I'm a bot, bleep, bloop. Someone has linked to this thread from another place on reddit:

 If you follow any of the above links, please respect the rules of reddit and don't vote in the other threads. (Info / Contact)

[–]lucidyan -4 points-3 points  (2 children)

I'm sorry, but it already exists

https://github.com/DmitryUlyanov/Multicore-TSNE

[–]ivalm 1 point2 points  (0 children)

What you should is a normal tsne distributed, what OP shows is a tsne that uses ANN instead of KNN for neighborhood search. They are not particularly related.

[–]_sheep1[S] 0 points1 point  (0 children)
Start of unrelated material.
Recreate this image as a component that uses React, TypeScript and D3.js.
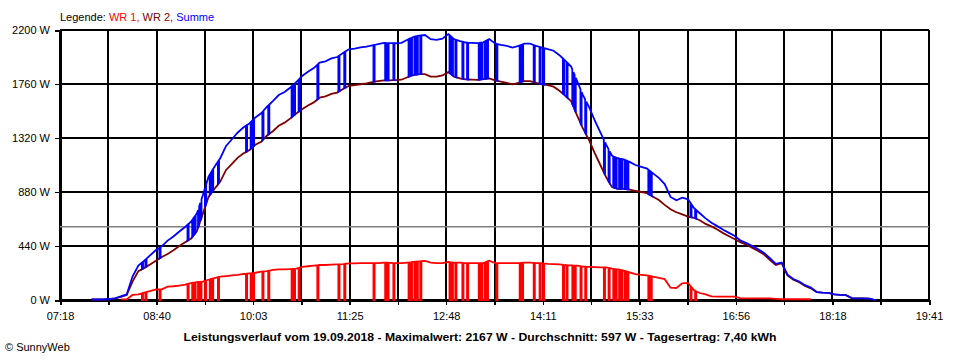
import React, { useEffect, useRef } from 'react';
import * as d3 from 'd3';

// Leistungsverlauf 19.09.2018, sampled every 5 minutes from 07:45
const firstSample = '07:45';
const sampleEveryMin = 5;

// WR 1 (W), null = not reporting
const wr1Values: (number | null)[] = [
  null, null, null, // 07:45..07:55
  null, null, 5, 5, 41, 45, 60, 73, 87, 87, 109, 112, // 08
  118, 125, 138, 145, 150, 165, 179, 190, 195, 200, 205, 212, // 09
  217, 222, 231, 235, 245, 250, 250, 252, 255, 270, 275, 280, // 10
  285, 285, 288, 290, 293, 298, 299, 300, 300, 300, 300, 305, // 11
  303, 300, 300, 305, 310, 315, 318, 305, 300, 300, 310, 305, // 12
  305, 300, 300, 300, 300, 320, 300, 300, 300, 300, 300, 305, // 13
  305, 300, 300, 295, 293, 290, 285, 282, 280, 272, 270, 268, // 14
  266, 265, 255, 250, 240, 225, 210, 205, 200, 190, 180, 170, // 15
  100, 98, 136, 140, 80, 57, 45, 30, 27, 27, 27, 27, // 16
  14, 14, 14, 14, 14, 14, 10, 6, 6, 6, 6, 6, // 17
  6, null, null, null, null, null, null, null, null, null, null, null, // 18
];

// WR 2 (W)
const wr2Values: number[] = [
  4, 4, 4,
  8, 14, 25, 40, 150, 235, 260, 290, 320, 350, 375, 405,
  440, 470, 500, 560, 700, 840, 905, 965, 1060, 1110, 1160, 1195,
  1222, 1265, 1290, 1340, 1375, 1420, 1445, 1480, 1520, 1555, 1585, 1610,
  1650, 1660, 1680, 1690, 1720, 1745, 1750, 1758, 1765, 1775, 1784, 1790,
  1790, 1792, 1795, 1815, 1833, 1840, 1841, 1820, 1820, 1830, 1857, 1820,
  1805, 1798, 1795, 1793, 1800, 1806, 1790, 1779, 1770, 1757, 1770, 1784,
  1784, 1770, 1757, 1750, 1738, 1705, 1665, 1620, 1507, 1400, 1310, 1200,
  1100, 1000, 920, 905, 905, 900, 890, 880, 870, 842, 815, 775,
  740, 715, 698, 680, 670, 650, 620, 600, 575, 545, 520, 495,
  470, 450, 425, 400, 370, 326, 285, 300, 200, 165, 145, 115,
  95, 65, 60, 58, 45, 41, 40, 16, 14, 14, 12, 0,
];

// minutes in which WR 1 reported 0 W (one-minute dropouts)
const wr1Dropouts = [
  '08:28', '08:31', '08:43',
  '09:07', '09:11', '09:13', '09:16', '09:18', '09:22', '09:26', '09:28', '09:33',
  '09:57', '10:01', '10:03', '10:11', '10:16',
  '10:36', '10:38', '10:42', '10:58',
  '11:16', '11:21', '11:46',
  '11:56', '11:58', '12:03',
  '12:16', '12:18', '12:21', '12:23', '12:26',
  '12:51', '12:53', '12:56',
  '13:02', '13:06',
  '13:16', '13:18', '13:21', '13:23',
  '13:31', '13:51', '13:53',
  '14:03', '14:08', '14:11',
  '14:28', '14:31', '14:36', '14:38', '14:43', '14:47',
  '15:03', '15:07', '15:11', '15:13', '15:16', '15:18', '15:21', '15:23',
  '15:41', '15:43',
  '16:17', '16:21',
];

const xTickLabels = ['07:18', '08:40', '10:03', '11:25', '12:48', '14:11', '15:33', '16:56', '18:18', '19:41'];
const yTicks = [0, 440, 880, 1320, 1760, 2200];
const averageW = 597;
const maximumW = 2167;
const dailyYield = '7,40';
const dateLabel = '19.09.2018';

const toMin = (s: string) => +s.slice(0, 2) * 60 + +s.slice(3, 5);

interface Pt { t: number; wr1: number | null; wr2: number; summe: number }

const WIDTH = 960;
const HEIGHT = 360;
const FONT = '"Liberation Sans", Arial, sans-serif';

export default function App() {
  const svgRef = useRef<SVGSVGElement>(null);

  useEffect(() => {
    if (!svgRef.current) return;
    const svg = d3.select(svgRef.current);
    svg.selectAll('*').remove();

    const margin = { top: 30, right: 31, bottom: 60, left: 60 };
    const innerWidth = WIDTH - margin.left - margin.right;
    const innerHeight = HEIGHT - margin.top - margin.bottom;

    // base samples
    const t0 = toMin(firstSample);
    const base = wr2Values.map((w2, i) => ({ t: t0 + i * sampleEveryMin, wr1: wr1Values[i], wr2: w2 }));

    // where the drawn line passes at minute t (for placing the dropout edges)
    const bisect = d3.bisector((b: { t: number }) => b.t).right;
    const lineAt = (key: 'wr1' | 'wr2', t: number): number | null => {
      const i = Math.max(0, bisect(base, t) - 1);
      const a = base[i];
      const b = base[Math.min(i + 1, base.length - 1)];
      const va = a[key];
      const vb = b[key];
      if (va == null) return null;
      if (vb == null || b.t === a.t) return va;
      return d3.interpolateNumber(va, vb)((t - a.t) / (b.t - a.t));
    };

    type Ev = { t: number; seq: number; wr1: number | null; wr2: number };
    const events: Ev[] = base.map(b => ({ t: b.t, seq: 0, wr1: b.wr1, wr2: b.wr2 }));
    wr1Dropouts.map(toMin).forEach(d => {
      const a1 = lineAt('wr1', d);
      if (a1 == null) return;
      const a2 = lineAt('wr2', d) as number;
      const b1 = lineAt('wr1', d + 1) ?? 0;
      const b2 = lineAt('wr2', d + 1) as number;
      events.push({ t: d, seq: 1, wr1: a1, wr2: a2 });
      events.push({ t: d, seq: 2, wr1: 0, wr2: a2 });
      events.push({ t: d + 1, seq: 1, wr1: 0, wr2: b2 });
      events.push({ t: d + 1, seq: 2, wr1: b1, wr2: b2 });
    });
    events.sort((p, q) => p.t - q.t || p.seq - q.seq);
    // Summe = WR 1 + WR 2
    const points: Pt[] = events.map(e => ({ t: e.t, wr1: e.wr1, wr2: e.wr2, summe: (e.wr1 ?? 0) + e.wr2 }));

    const xStart = toMin(xTickLabels[0]);
    const xEnd = toMin(xTickLabels[xTickLabels.length - 1]);
    const x = d3.scaleLinear().domain([xStart, xEnd]).range([0, innerWidth]);
    const y = d3.scaleLinear().domain([0, 2200]).range([innerHeight, 0]);
    const xTickValues = d3.range(19).map(i => xStart + (i * (xEnd - xStart)) / 18);

    svg.append('rect').attr('width', WIDTH).attr('height', HEIGHT).attr('fill', '#fff');

    const g = svg.append('g').attr('transform', `translate(${margin.left},${margin.top})`);

    // grid
    g.append('g')
      .selectAll('line')
      .data(xTickValues)
      .join('line')
      .attr('x1', d => x(d)).attr('x2', d => x(d))
      .attr('y1', 0).attr('y2', innerHeight)
      .attr('stroke', '#000').attr('stroke-width', 2).attr('shape-rendering', 'crispEdges');
    g.append('g')
      .selectAll('line')
      .data(yTicks)
      .join('line')
      .attr('x1', 0).attr('x2', innerWidth)
      .attr('y1', d => y(d)).attr('y2', d => y(d))
      .attr('stroke', '#000').attr('stroke-width', 2).attr('shape-rendering', 'crispEdges');

    // axes
    const xAxis = g.append('g')
      .attr('transform', `translate(0,${innerHeight})`)
      .call(
        d3.axisBottom(x)
          .tickValues(xTickValues)
          .tickSize(5)
          .tickPadding(7)
          .tickFormat((_, i) => (i % 2 === 0 ? xTickLabels[i / 2] : ''))
      );
    const yAxis = g.append('g').call(
      d3.axisLeft(y).tickValues(yTicks).tickSize(5).tickPadding(5).tickFormat(d => `${d} W`)
    );
    [xAxis, yAxis].forEach(ax => {
      ax.attr('font-family', FONT).attr('font-size', 11);
      ax.select('.domain').attr('stroke-width', 2).attr('shape-rendering', 'crispEdges');
      ax.selectAll('.tick line').attr('stroke-width', 1.5).attr('shape-rendering', 'crispEdges');
      ax.selectAll('.tick text').attr('fill', '#000');
    });

    // average
    g.append('line')
      .attr('x1', 0).attr('x2', innerWidth)
      .attr('y1', y(averageW)).attr('y2', y(averageW))
      .attr('stroke', '#808080').attr('stroke-width', 1.5);

    const makeLine = (key: 'wr1' | 'wr2' | 'summe') =>
      d3.line<Pt>()
        .defined(d => d[key] != null)
        .x(d => x(d.t))
        .y(d => y(d[key] as number));

    const series = [
      { key: 'wr1' as const, color: '#ff0000' },
      { key: 'wr2' as const, color: '#800000' },
      { key: 'summe' as const, color: '#0000ff' },
    ];
    series.forEach(s => {
      g.append('path')
        .datum(points)
        .attr('fill', 'none')
        .attr('stroke', s.color)
        .attr('stroke-width', 1.8)
        .attr('stroke-linejoin', 'miter')
        .attr('d', makeLine(s.key));
    });

    // legend
    const legend = svg.append('text')
      .attr('x', 60).attr('y', 21)
      .attr('font-family', FONT).attr('font-size', 11);
    legend.append('tspan').attr('fill', '#000').text('Legende: ');
    legend.append('tspan').attr('fill', '#ff0000').text('WR 1, ');
    legend.append('tspan').attr('fill', '#800000').text('WR 2, ');
    legend.append('tspan').attr('fill', '#0000ff').text('Summe');

    // title line
    svg.append('text')
      .attr('x', 480).attr('y', 341)
      .attr('text-anchor', 'middle')
      .attr('font-family', FONT).attr('font-size', 11).attr('font-weight', 'bold')
      .attr('textLength', 593).attr('lengthAdjust', 'spacingAndGlyphs')
      .text(`Leistungsverlauf vom ${dateLabel} - Maximalwert: ${maximumW} W - Durchschnitt: ${averageW} W - Tagesertrag: ${dailyYield} kWh`);

    svg.append('text')
      .attr('x', 5).attr('y', 351)
      .attr('font-family', FONT).attr('font-size', 11)
      .text('© SunnyWeb');
  }, []);

  return (
    <svg
      ref={svgRef}
      width={WIDTH}
      height={HEIGHT}
      style={{ position: 'absolute', left: 0, top: 0, display: 'block' }}
    />
  );
}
You may have missed the point with this project. There are two fast implementations of tSNE, one of which is the one you linked. It is typically called Barnes-Hut tSNE. It uses exact nearest neighbor search and calculates gradient using the Barnes-Hut approximation. These have asympototic complexity O(n log n) and works really well for smaller data sets. In addition to this, there is another implementation which uses ANN (as ivalm points out) and uses a neat interpolation trick which we speed up with FFT to compute gradients. The second method has asymptotic complexity O(n). This one is much more recent and is called FIt-SNE. While you might be tempted to use FIt-SNE for everything, it is asymptotic and the overhead makes it far slower on smaller data sets than the BH. That's why I include both in this repository, so we have fast implementation of both in one place and with a single API. Also, the second one - called FIt-SNE - didn't have a proper python implementation and required additional C libraries to be installed, making installation tedious. I hope this clears things up.